I don’t think this excessive emphasis on rhythm does Gun Jam any favors. Sure, it’s innovative, but having to move around an arena (of which there are only four), look for enemies, avoid said enemies’ attacks, and still perform shots according to the prompts thrown onscreen. It’s not just following the beat, you have to be precise. It’s too much to do all at once, and while the controls were responsive, I didn’t think that resulted in a fun experience. Plus, the game features a single mode, which outstays its welcome really quickly due to lack of level and content variety.

Gun Jam Notes

These semi transparent notes don’t need to be hit if you just keep the mouse button pressed… but you’ll only get points if you’ve pressed the first note in the sequence beforehand.

The soundtrack featured in the game is average at best. It features just ten songs: a few metal ones, a few hip hop ones, and some electronic tunes. If that was all Gun Jam had to offer, that would have just added insult to injury, but the game has a really unique feature: a beat generator. Just add any MP3 you might have in your computer (though that’s easier said than done in the streaming age) and the game will generate a beat layout accordingly.

I tried that out with the DOOM soundtrack. You know, the masterpiece composed by Mick Gordon. I do think that was a big mistake, since those songs in particular don’t have a fixed BPM throughout their entire runtime. That resulted in botched beats to follow. If you decide to try this generator out, I think it’s best to stick to songs where the tempo barely changes at all. EDM and rap songs will most certainly be a highlight in this regard. While I do appreciate the inclusion of this beat generator in order to exponentially increase Gun Jam‘s paltry amount of content, it does need a patch or two.

Gun Jam Gameplay

Getting a “perfect” message all while being hit by enemy fire. The duality of gaming.

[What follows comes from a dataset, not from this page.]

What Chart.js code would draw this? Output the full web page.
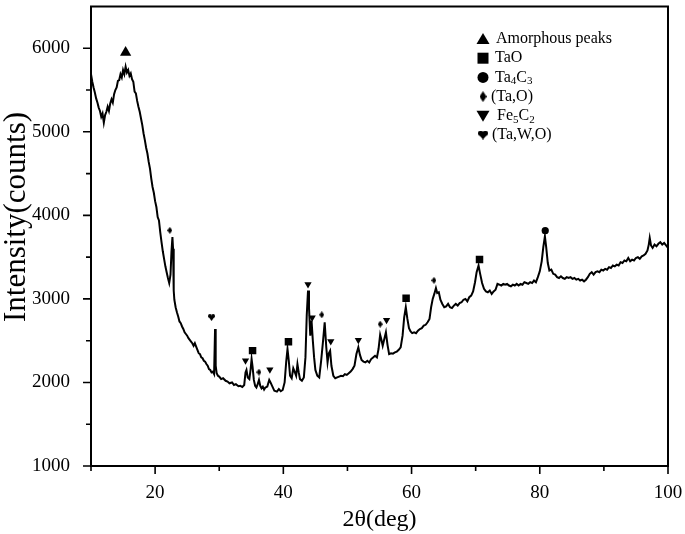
<!DOCTYPE html>
<html>
<head>
<meta charset="utf-8">
<script src="https://cdn.jsdelivr.net/npm/chart.js@4.4.0/dist/chart.umd.min.js"></script>
<style>
html,body{margin:0;padding:0;background:#fff;}
#wrap{width:685px;height:534px;position:relative;}
</style>
</head>
<body>
<div id="wrap"><canvas id="c" width="685" height="534"></canvas></div>
<script>
// ---- data ----
const twoTheta = [
10.0,10.2,10.4,10.6,10.8,11.0,11.2,11.4,11.6,11.8,
12.0,12.2,12.4,12.6,12.8,13.0,13.2,13.4,13.6,13.8,
14.0,14.2,14.4,14.6,14.8,15.0,15.2,15.4,15.6,15.8,
16.0,16.2,16.4,16.6,16.8,17.0,17.2,17.4,17.6,17.8,
18.0,18.2,18.4,18.6,18.8,19.0,19.2,19.4,19.6,19.8,
20.0,20.2,20.4,20.6,20.8,21.0,21.2,21.4,21.6,21.8,
22.0,22.2,22.4,22.55,22.7,22.8,22.9,23.0,23.2,23.4,
23.6,23.8,24.0,24.2,24.4,24.6,24.8,25.0,25.2,25.4,
25.6,25.8,26.0,26.2,26.4,26.6,26.8,27.0,27.2,27.4,
27.6,27.8,28.0,28.2,28.4,28.6,28.8,29.0,29.2,29.35,
29.45,29.6,29.8,30.0,30.3,30.6,31.0,31.3,31.6,32.0,
32.3,32.6,33.0,33.3,33.6,33.9,34.1,34.25,34.45,34.7,
34.9,35.05,35.2,35.4,35.6,35.8,36.0,36.2,36.4,36.6,
36.8,37.0,37.2,37.5,37.8,38.0,38.3,38.6,39.0,39.3,
39.6,39.9,40.2,40.45,40.65,40.85,41.05,41.3,41.55,41.8,
42.0,42.2,42.4,42.6,42.9,43.2,43.45,43.65,43.85,44.0,
44.2,44.4,44.6,44.8,45.0,45.3,45.6,45.9,46.2,46.45,
46.7,46.9,47.1,47.3,47.5,47.8,48.1,48.4,48.7,49.0,
49.3,49.6,49.9,50.2,50.5,50.8,51.1,51.4,51.7,51.95,
52.2,52.5,52.8,53.1,53.4,53.7,54.0,54.3,54.6,54.85,
55.1,55.3,55.5,55.75,56.0,56.25,56.5,56.8,57.1,57.4,
57.7,58.0,58.3,58.6,58.85,59.1,59.35,59.6,59.85,60.1,
60.4,60.7,61.0,61.3,61.6,61.9,62.2,62.5,62.8,63.05,
63.3,63.55,63.8,64.0,64.25,64.5,64.8,65.1,65.4,65.7,
66.0,66.3,66.6,66.9,67.2,67.5,67.8,68.1,68.4,68.7,
69.0,69.3,69.6,69.9,70.15,70.45,70.7,71.0,71.3,71.6,
71.9,72.2,72.5,72.8,73.1,73.4,73.7,74.0,74.3,74.6,
74.9,75.2,75.5,75.8,76.1,76.4,76.7,77.0,77.3,77.6,
77.9,78.2,78.5,78.8,79.1,79.4,79.7,80.0,80.3,80.55,
80.8,81.0,81.25,81.5,81.8,82.1,82.4,82.7,83.0,83.3,
83.6,83.9,84.2,84.5,84.8,85.1,85.4,85.7,86.0,86.3,
86.6,86.9,87.2,87.5,87.8,88.1,88.4,88.7,89.0,89.3,
89.6,89.9,90.2,90.5,90.8,91.1,91.4,91.7,92.0,92.3,
92.6,92.9,93.2,93.5,93.8,94.1,94.4,94.7,95.0,95.3,
95.6,95.9,96.2,96.5,96.8,97.0,97.15,97.35,97.6,97.9,
98.2,98.5,98.8,99.1,99.4,99.7,100.0
];
const intensity = [
5690,5600,5530,5470,5400,5350,5290,5250,5180,5220,
5110,5200,5240,5300,5250,5340,5390,5350,5450,5500,
5530,5610,5620,5690,5650,5740,5690,5780,5710,5740,
5670,5700,5630,5600,5480,5460,5370,5300,5240,5160,
5080,4980,4900,4810,4740,4640,4560,4440,4340,4270,
4170,4100,3980,3940,3800,3680,3570,3480,3390,3320,
3250,3190,3290,3560,3740,3600,3100,2990,2900,2840,
2790,2730,2710,2670,2640,2600,2580,2560,2530,2510,
2490,2470,2440,2470,2430,2390,2350,2340,2300,2290,
2260,2250,2220,2200,2160,2150,2120,2130,2100,2640,
2200,2110,2080,2070,2040,2050,2020,2010,1990,2000,
1970,1980,1955,1960,1945,1970,2120,2150,2060,2040,
2160,2280,2190,2030,1960,1940,1980,2030,1960,1930,
1950,1915,1940,1950,2030,2000,1950,1900,1890,1920,
1895,1910,2000,2250,2400,2260,2080,2050,2170,2120,
2080,2220,2120,2040,2020,2060,2300,2800,3100,2900,
2560,2740,2500,2300,2150,2080,2060,2260,2500,2720,
2420,2240,2350,2380,2200,2080,2050,2060,2070,2080,
2075,2100,2090,2110,2130,2160,2200,2340,2420,2330,
2270,2250,2240,2260,2240,2280,2300,2320,2300,2400,
2570,2510,2440,2520,2600,2450,2340,2350,2345,2360,
2370,2390,2420,2560,2780,2900,2760,2650,2610,2590,
2600,2590,2620,2640,2650,2680,2690,2720,2760,2900,
3000,3060,3130,3070,3080,2990,2940,2900,2910,2940,
2900,2890,2920,2940,2920,2950,2960,2990,3000,2970,
3020,3040,3090,3200,3320,3400,3300,3190,3120,3090,
3080,3100,3060,3090,3110,3180,3170,3160,3180,3170,
3180,3160,3150,3170,3160,3180,3160,3180,3170,3200,
3190,3180,3200,3190,3220,3200,3260,3330,3450,3620,
3750,3620,3430,3340,3350,3300,3290,3260,3250,3270,
3250,3240,3260,3250,3260,3240,3250,3230,3240,3220,
3230,3210,3230,3260,3300,3320,3290,3320,3330,3320,
3350,3340,3360,3350,3380,3370,3400,3390,3410,3400,
3440,3430,3460,3450,3490,3450,3470,3460,3490,3500,
3480,3510,3520,3540,3580,3650,3730,3640,3610,3650,
3630,3660,3680,3650,3670,3640,3610
];

// phase marker positions (2θ, intensity where the symbol sits)
const amorphousX = [15.4];
const amorphousY = [5950];
const taoX = [35.2, 40.8, 59.15, 70.6];
const taoY = [2381, 2488, 3008, 3472];
const ta4c3X = [80.85];
const ta4c3Y = [3817];
const taOX = [22.3, 36.2, 46.0, 55.1, 63.5];
const taOY = [3821, 2123, 2810, 2698, 3222];
const fe5c2X = [34.1, 37.9, 43.85, 44.5, 47.4, 51.7, 56.1];
const fe5c2Y = [2262, 2155, 3175, 2777, 2492, 2508, 2746];
const tawoX = [28.8];
const tawoY = [2777];

const legendLabels = ['Amorphous peaks', 'TaO', 'Ta_4C_3', '(Ta,O)', 'Fe_5C_2', '(Ta,W,O)'];
const xTickValues = [20, 40, 60, 80, 100];
const yTickValues = [1000, 2000, 3000, 4000, 5000, 6000];
const xTitle = '2θ(deg)';
const yTitle = 'Intensity(counts)';

// ---- helpers ----
const SERIF = '"Liberation Serif", "Times New Roman", serif';
function pairs(xs, ys) { return xs.map((x, i) => ({x: x, y: ys[i]})); }

function diamondCanvas(w, h) {
  const c = document.createElement('canvas'); c.width = w; c.height = h;
  const g = c.getContext('2d'); g.fillStyle = '#000';
  g.beginPath(); g.moveTo(w/2, 0); g.lineTo(w, h/2); g.lineTo(w/2, h); g.lineTo(0, h/2); g.closePath(); g.fill();
  return c;
}
function heartCanvas(w, h) {
  const c = document.createElement('canvas'); c.width = w; c.height = h;
  const g = c.getContext('2d'); g.fillStyle = '#000';
  const r = w * 0.27;
  g.beginPath(); g.arc(r, r, r, 0, Math.PI * 2); g.fill();
  g.beginPath(); g.arc(w - r, r, r, 0, Math.PI * 2); g.fill();
  g.beginPath(); g.moveTo(0.03 * w, r * 1.25); g.lineTo(w / 2, h); g.lineTo(0.97 * w, r * 1.25); g.lineTo(w/2, r); g.closePath(); g.fill();
  return c;
}
const diamondSmall = diamondCanvas(5, 7);
const heartSmall = heartCanvas(7, 7);
const diamondBig = diamondCanvas(7, 11);
const heartBig = heartCanvas(10, 9);

function markerSet(label, xs, ys, style, radius, rotation) {
  return {
    type: 'scatter', label: label, data: pairs(xs, ys),
    pointStyle: style, pointRadius: radius, pointRotation: rotation || 0,
    pointBackgroundColor: '#000', pointBorderColor: '#000', pointBorderWidth: 0,
    pointHoverRadius: radius
  };
}

// ---- frame + custom ticks + y title ----
const axisFrame = {
  id: 'axisFrame',
  afterDatasetsDraw(chart) {
    const {ctx, chartArea: a, scales: {x, y}} = chart;
    ctx.save();
    ctx.strokeStyle = '#000';
    ctx.lineWidth = 2;
    ctx.strokeRect(a.left, a.top, a.right - a.left, a.bottom - a.top);
    ctx.lineWidth = 1.6;
    ctx.beginPath();
    x.ticks.forEach(t => {
      const px = x.getPixelForValue(t.value);
      const len = xTickValues.includes(t.value) ? 8 : 5;
      ctx.moveTo(px, a.bottom); ctx.lineTo(px, a.bottom + len);
    });
    y.ticks.forEach(t => {
      if (t.value > 6000) return;
      const py = y.getPixelForValue(t.value);
      const len = yTickValues.includes(t.value) ? 8 : 5;
      ctx.moveTo(a.left, py); ctx.lineTo(a.left - len, py);
    });
    ctx.stroke();
    // y axis title, centred where the reference places it
    ctx.translate(17, 217);
    ctx.rotate(-Math.PI / 2);
    ctx.fillStyle = '#000';
    ctx.font = '31px ' + SERIF;
    ctx.textAlign = 'center';
    ctx.textBaseline = 'middle';
    ctx.fillText(yTitle, 0, 0);
    ctx.restore();
  }
};

// ---- legend drawn inside the plot ----
const phaseLegend = {
  id: 'phaseLegend',
  afterDraw(chart) {
    const ctx = chart.ctx;
    const x0 = 483, y0 = 39, dy = 19.2;
    const textX = [496, 495, 495, 491, 497, 492];
    ctx.save();
    ctx.fillStyle = '#000';
    ctx.textBaseline = 'middle';
    legendLabels.forEach((lab, i) => {
      const cy = y0 + i * dy;
      ctx.beginPath();
      if (i === 0) { ctx.moveTo(x0, cy - 6); ctx.lineTo(x0 + 6.5, cy + 5); ctx.lineTo(x0 - 6.5, cy + 5); ctx.closePath(); ctx.fill(); }
      else if (i === 1) { ctx.fillRect(x0 - 5.5, cy - 5.5, 11, 11); }
      else if (i === 2) { ctx.arc(x0, cy, 5.5, 0, Math.PI * 2); ctx.fill(); }
      else if (i === 3) { ctx.drawImage(diamondBig, x0 - 3.5, cy - 5.5); }
      else if (i === 4) { ctx.moveTo(x0 - 6.5, cy - 5); ctx.lineTo(x0 + 6.5, cy - 5); ctx.lineTo(x0, cy + 6); ctx.closePath(); ctx.fill(); }
      else { ctx.drawImage(heartBig, x0 - 5, cy - 4.5); }
      let tx = textX[i];
      const parts = lab.split(/(_\d)/);
      parts.forEach(p => {
        if (!p) return;
        if (p[0] === '_') {
          ctx.font = '11px ' + SERIF;
          ctx.fillText(p.slice(1), tx, cy + 4);
          tx += ctx.measureText(p.slice(1)).width;
        } else {
          ctx.font = '16px ' + SERIF;
          ctx.fillText(p, tx, cy);
          tx += ctx.measureText(p).width;
        }
      });
    });
    ctx.restore();
  }
};

new Chart(document.getElementById('c'), {
  data: {
    datasets: [
      {
        type: 'line', label: 'XRD', data: pairs(twoTheta, intensity),
        borderColor: '#000', borderWidth: 2, pointRadius: 0, tension: 0, fill: false,
        borderJoinStyle: 'miter'
      },
      markerSet('Amorphous peaks', amorphousX, amorphousY, 'triangle', 6.5),
      markerSet('TaO', taoX, taoY, 'rect', 5.3),
      markerSet('Ta4C3', ta4c3X, ta4c3Y, 'circle', 3.6),
      markerSet('(Ta,O)', taOX, taOY, diamondSmall, 3),
      markerSet('Fe5C2', fe5c2X, fe5c2Y, 'triangle', 4.2, 180),
      markerSet('(Ta,W,O)', tawoX, tawoY, heartSmall, 3)
    ]
  },
  options: {
    responsive: false,
    animation: false,
    events: [],
    layout: { padding: { top: 3, right: 17, left: 0, bottom: 0 } },
    plugins: { legend: { display: false }, tooltip: { enabled: false } },
    scales: {
      x: {
        type: 'linear', min: 10, max: 100,
        grid: { display: false }, border: { display: false },
        ticks: {
          stepSize: 10, autoSkip: false, maxRotation: 0, padding: 8,
          color: '#000', font: { family: SERIF, size: 19 },
          callback: v => xTickValues.includes(v) ? String(v) : ''
        },
        title: { display: true, text: xTitle, color: '#000',
                 font: { family: SERIF, size: 24, lineHeight: 1 }, padding: { top: 0, bottom: 2 } },
        afterFit: s => { s.height = 68; s.paddingLeft = 0; s.paddingRight = 0; }
      },
      y: {
        type: 'linear', min: 1000, max: 6500,
        grid: { display: false }, border: { display: false },
        ticks: {
          stepSize: 500, autoSkip: false, padding: 13,
          color: '#000', font: { family: SERIF, size: 19 },
          callback: v => yTickValues.includes(v) ? String(v) : ''
        },
        title: { display: false },
        afterFit: s => { s.width = 91; s.paddingTop = 0; s.paddingBottom = 0; }
      }
    }
  },
  plugins: [axisFrame, phaseLegend]
});
</script>
</body>
</html>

Maybe I just expected more from Gun Jam because every other rhythm-based action game released over the past years ended up being such a banger. It’s not bad at all, as it features a decent cel-shaded presentation, runs like a dream, and features really responsive controls. Sadly, even though the foundations are solid, its main gimmick is a bit too clunky and confusing. I love shooters, and I love Guitar Hero… but combining these two games, without leeways, resulted in a messy experience.


Graphics: 7.5

It might possibly be the game’s highlight. It’s not the most visually appealing cel-shaded art style I’ve ever seen, and it suffers from an overall lack of visual variety, but it still looks quite good. It also runs like a dream.

Gameplay: 7.0

The controls themselves and the framerate are excellent. I have no complaints in that regard. The problem lies with the main gameplay loop. The excessive emphasis on being a precision rhythm game hinders Gun Jam‘s overall appeal.

Sound: 7.5

The songs included in the game are decent enough, but are very limited. Gun Jam only comes with ten songs in its setlist. Be sure to grab some MP3s before buying this game, as it features an automated beat creator in order to expand its lasting appeal.

Fun Factor: 6.5

Retro shooters are fun. Guitar Hero is fun. Gun Jam tried to mix as much of these two vastly different worlds as it could, even more than other recently released games, resulting in an occasional fun, but really messy experience.

Final Verdict: 7.0

Gun Jam is available now on PC

Reviewed on Intel i7-12700H, 16GB RAM, RTX 3060 6GB.

A copy of Gun Jam was provided by the publisher.